Die politische Prämisse, sich so schnell wie nur möglich von Erdgas und Erdöl unabhängig zu machen, sollte der regenerativen Wärmetechnik Solarthermie eigentlich in die Karten spielen. Doch hier scheint es, auch vorneweg bei der Politik, ganz andere Vorstellungen zu geben. Das liegt auch daran, dass die Solarbranche schon immer auch Heizungsbranche war und ist. Und der soll es nach Jahren des Protegierens in gewisser Weise an den Kragen gehen. Wurden bis vor kurzem noch Gasverbrenner gefördert, die ganz ohne erneuerbare Komponenten auskamen, sollen laut Koalitionsvertrag ab 20251) bei neu eingebauten Heizungen nur noch Heizsysteme eingebaut werden dürfen, die einen 65%igen EE-Anteil aufweisen können. Vor allem von Seiten der Kesselhersteller, aber nicht nur dort, sind Aufschreie zu vernehmen. Schließlich, so der Plan der Heizungsindustrie, könne man ja irgendwann mal mit grünem Wasserstoff – oder E-Fuels – heizen. Offensichtlich dachte man, das sollte genügen. Wird aber fossile Energie zum Tabu, genügt diese Zukunftsvision viellicht nicht als Option. Den Umstieg auf Erneuerbare zu sehr auf irgendwann zu verschieben, das war wohl doch nicht so ganz die cleverste Strategie, zumindest für den deutschen Markt.
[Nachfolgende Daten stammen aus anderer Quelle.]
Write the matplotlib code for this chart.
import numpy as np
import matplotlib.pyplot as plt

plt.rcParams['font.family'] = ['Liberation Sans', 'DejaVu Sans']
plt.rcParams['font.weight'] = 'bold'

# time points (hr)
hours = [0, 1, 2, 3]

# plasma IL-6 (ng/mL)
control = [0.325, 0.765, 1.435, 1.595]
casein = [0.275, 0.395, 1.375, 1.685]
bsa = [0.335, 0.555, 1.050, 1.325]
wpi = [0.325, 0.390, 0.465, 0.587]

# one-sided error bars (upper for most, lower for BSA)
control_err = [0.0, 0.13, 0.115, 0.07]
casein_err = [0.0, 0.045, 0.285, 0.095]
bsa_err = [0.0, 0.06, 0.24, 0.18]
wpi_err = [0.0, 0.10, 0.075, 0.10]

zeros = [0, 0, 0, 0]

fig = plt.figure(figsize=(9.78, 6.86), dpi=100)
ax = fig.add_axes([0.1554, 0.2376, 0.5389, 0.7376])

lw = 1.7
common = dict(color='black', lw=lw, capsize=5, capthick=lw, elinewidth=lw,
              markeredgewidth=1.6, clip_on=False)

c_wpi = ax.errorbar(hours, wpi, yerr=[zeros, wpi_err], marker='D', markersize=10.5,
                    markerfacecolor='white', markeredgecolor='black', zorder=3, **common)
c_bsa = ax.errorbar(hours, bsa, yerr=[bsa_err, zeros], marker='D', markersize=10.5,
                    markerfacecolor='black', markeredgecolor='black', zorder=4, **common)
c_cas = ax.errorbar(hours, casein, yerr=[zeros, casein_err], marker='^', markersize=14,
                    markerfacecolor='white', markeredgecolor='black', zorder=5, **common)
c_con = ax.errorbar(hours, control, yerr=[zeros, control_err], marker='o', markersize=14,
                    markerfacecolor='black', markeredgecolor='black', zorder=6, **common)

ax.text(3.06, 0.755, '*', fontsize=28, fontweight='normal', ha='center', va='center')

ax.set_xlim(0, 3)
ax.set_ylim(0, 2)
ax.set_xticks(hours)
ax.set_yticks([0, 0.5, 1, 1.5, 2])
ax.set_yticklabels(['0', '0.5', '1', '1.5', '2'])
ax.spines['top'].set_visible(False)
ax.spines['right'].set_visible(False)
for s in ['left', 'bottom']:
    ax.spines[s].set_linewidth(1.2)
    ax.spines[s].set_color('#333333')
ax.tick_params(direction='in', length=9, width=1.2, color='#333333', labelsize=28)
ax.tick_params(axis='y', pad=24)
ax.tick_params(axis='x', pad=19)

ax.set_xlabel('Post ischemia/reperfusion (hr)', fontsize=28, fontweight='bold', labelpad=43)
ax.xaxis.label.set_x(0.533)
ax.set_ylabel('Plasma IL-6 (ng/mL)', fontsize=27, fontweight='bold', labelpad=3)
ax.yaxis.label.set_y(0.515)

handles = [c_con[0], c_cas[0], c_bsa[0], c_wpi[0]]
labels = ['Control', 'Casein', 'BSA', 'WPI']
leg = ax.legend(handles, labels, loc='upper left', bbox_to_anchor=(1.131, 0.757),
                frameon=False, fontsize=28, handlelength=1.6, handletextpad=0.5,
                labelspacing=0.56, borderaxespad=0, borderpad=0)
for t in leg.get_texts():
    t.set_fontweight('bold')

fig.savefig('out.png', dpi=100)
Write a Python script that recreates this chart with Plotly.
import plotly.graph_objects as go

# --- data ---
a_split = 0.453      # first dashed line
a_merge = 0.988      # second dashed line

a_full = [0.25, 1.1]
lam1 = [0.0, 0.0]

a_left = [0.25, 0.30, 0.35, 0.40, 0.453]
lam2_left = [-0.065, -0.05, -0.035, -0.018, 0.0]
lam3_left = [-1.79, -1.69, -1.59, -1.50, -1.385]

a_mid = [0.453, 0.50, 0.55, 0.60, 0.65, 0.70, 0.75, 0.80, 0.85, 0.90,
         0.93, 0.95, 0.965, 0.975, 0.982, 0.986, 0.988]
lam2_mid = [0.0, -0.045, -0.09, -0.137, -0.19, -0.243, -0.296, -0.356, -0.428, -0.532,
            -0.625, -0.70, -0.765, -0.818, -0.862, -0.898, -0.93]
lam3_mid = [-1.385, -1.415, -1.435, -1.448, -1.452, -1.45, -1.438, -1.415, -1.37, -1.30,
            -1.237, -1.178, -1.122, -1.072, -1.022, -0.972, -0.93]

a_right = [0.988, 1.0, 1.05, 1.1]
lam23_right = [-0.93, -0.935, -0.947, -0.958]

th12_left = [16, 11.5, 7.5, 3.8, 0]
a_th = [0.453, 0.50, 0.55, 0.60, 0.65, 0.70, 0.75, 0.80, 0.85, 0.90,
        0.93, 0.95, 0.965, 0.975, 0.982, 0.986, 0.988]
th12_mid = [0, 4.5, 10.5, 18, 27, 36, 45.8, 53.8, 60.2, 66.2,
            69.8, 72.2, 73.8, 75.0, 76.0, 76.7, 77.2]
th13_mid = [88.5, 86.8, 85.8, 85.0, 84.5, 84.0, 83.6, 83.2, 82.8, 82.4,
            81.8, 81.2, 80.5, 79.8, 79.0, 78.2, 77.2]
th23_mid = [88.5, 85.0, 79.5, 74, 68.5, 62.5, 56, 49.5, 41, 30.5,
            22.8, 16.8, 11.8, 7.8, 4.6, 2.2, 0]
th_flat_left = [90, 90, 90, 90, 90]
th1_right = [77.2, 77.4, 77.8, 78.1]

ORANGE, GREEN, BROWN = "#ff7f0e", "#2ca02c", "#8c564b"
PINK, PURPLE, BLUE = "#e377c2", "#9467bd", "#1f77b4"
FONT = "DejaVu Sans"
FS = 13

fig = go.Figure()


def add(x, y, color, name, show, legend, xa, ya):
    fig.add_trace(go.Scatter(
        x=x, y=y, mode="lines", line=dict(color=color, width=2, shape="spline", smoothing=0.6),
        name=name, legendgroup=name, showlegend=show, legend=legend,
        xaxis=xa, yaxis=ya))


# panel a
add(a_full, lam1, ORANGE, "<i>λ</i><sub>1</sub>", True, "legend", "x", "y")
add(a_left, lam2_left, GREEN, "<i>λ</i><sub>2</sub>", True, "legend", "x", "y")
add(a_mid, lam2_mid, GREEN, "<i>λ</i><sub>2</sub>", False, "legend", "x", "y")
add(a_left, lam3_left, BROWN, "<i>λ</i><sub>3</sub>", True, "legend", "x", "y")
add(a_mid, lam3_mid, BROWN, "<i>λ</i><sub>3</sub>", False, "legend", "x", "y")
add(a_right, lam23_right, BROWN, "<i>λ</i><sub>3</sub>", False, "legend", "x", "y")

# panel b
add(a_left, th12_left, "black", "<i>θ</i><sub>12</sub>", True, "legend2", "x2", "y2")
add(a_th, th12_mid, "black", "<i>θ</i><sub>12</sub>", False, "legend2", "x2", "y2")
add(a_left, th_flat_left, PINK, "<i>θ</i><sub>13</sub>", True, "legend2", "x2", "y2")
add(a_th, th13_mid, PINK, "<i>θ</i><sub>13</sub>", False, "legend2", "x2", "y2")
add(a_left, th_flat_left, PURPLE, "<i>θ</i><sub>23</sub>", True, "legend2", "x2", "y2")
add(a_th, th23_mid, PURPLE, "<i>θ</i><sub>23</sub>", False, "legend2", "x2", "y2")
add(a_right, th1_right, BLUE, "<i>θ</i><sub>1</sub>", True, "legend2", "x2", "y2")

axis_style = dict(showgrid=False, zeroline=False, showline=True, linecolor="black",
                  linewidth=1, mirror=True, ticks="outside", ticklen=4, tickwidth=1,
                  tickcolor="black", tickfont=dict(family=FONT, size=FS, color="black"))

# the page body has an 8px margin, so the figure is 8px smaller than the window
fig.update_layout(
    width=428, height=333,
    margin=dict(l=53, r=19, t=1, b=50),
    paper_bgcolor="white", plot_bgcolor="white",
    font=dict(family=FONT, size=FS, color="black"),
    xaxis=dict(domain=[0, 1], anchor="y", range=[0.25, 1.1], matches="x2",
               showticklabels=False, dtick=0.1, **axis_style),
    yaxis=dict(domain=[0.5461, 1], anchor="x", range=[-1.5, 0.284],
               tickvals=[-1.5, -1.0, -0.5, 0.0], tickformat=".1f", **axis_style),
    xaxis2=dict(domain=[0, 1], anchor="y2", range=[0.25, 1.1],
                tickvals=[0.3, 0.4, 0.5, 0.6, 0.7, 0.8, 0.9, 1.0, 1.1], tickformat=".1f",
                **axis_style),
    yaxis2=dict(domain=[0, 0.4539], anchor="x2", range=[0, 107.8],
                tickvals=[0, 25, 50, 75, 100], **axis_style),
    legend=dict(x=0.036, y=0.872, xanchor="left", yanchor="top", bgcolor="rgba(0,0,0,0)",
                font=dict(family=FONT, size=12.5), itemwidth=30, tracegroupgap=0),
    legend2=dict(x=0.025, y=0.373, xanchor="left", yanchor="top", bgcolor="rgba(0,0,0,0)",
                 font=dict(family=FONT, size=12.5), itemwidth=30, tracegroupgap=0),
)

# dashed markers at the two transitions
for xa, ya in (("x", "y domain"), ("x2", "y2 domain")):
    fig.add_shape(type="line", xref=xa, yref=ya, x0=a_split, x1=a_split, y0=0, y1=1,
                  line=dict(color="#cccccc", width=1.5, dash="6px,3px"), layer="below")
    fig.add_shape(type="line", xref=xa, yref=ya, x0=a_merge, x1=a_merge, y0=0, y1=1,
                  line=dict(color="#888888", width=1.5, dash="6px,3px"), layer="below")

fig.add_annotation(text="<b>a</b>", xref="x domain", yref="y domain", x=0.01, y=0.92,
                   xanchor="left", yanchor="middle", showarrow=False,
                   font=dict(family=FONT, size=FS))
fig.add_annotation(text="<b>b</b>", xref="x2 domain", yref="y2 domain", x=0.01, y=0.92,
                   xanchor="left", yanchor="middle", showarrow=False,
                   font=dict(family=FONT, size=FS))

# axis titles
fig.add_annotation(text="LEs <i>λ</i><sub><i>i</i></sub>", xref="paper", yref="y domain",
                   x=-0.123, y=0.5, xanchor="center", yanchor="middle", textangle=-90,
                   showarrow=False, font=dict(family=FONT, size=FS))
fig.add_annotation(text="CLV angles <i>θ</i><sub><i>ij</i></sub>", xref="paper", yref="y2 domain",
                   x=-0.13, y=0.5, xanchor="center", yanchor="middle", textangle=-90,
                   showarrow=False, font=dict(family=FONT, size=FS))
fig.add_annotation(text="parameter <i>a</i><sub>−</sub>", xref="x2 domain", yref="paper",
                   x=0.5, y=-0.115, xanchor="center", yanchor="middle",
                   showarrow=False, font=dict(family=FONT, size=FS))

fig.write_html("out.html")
Um förderfähig zu sein, hatte man hierzulande schon länger das Label „EE-Ready“ propagiert.

Was will Politik?

„Solarthermie – das braucht’s nicht mehr“, so wird gemunkelt, ist eine Vorstellung, die es in der Ampelregierung hier und dort geben soll. Das wurde auch deutlich, als Christian Maaß, der Leiter der Abteilung Energiepolitik – Wärme und Effizienz im Bundeswirtschaftsministerium BMWK zu den Teilnehmern sprach. Der Mitbegründer und ehemalige Geschäftsführer des Hamburg Instituts war online zugeschaltet, zu eng sind die Termine im Berliner Energie- und Klimaministerium aktuell. Maaß machte das auch deutlich, indem er gleich voranschickte, dass „wir insgesamt vor allem mehr Tempo brauchen“. Das aus Klimaschutzgründen, aber eben auch aufgrund des Drucks, der durch den Ukrainekrieg zusätzlich entstanden ist. Aber schon alleine wegen der Lage, die „aufgrund mangelnder Anstrengungen im Klimaschutz“ entstanden ist, gäbe es „das dringende Erfordernis, sich unabhängig zu machen“. Wir müssen daher „viel schneller sein, als wir ohnehin schon sein müssten“. Der regulatorische Sprung sei folglich gewaltig. Dass die Politik dabei bei der Wärme vor allem auf die Wärmepumpe setzt, ist kein Geheimnis.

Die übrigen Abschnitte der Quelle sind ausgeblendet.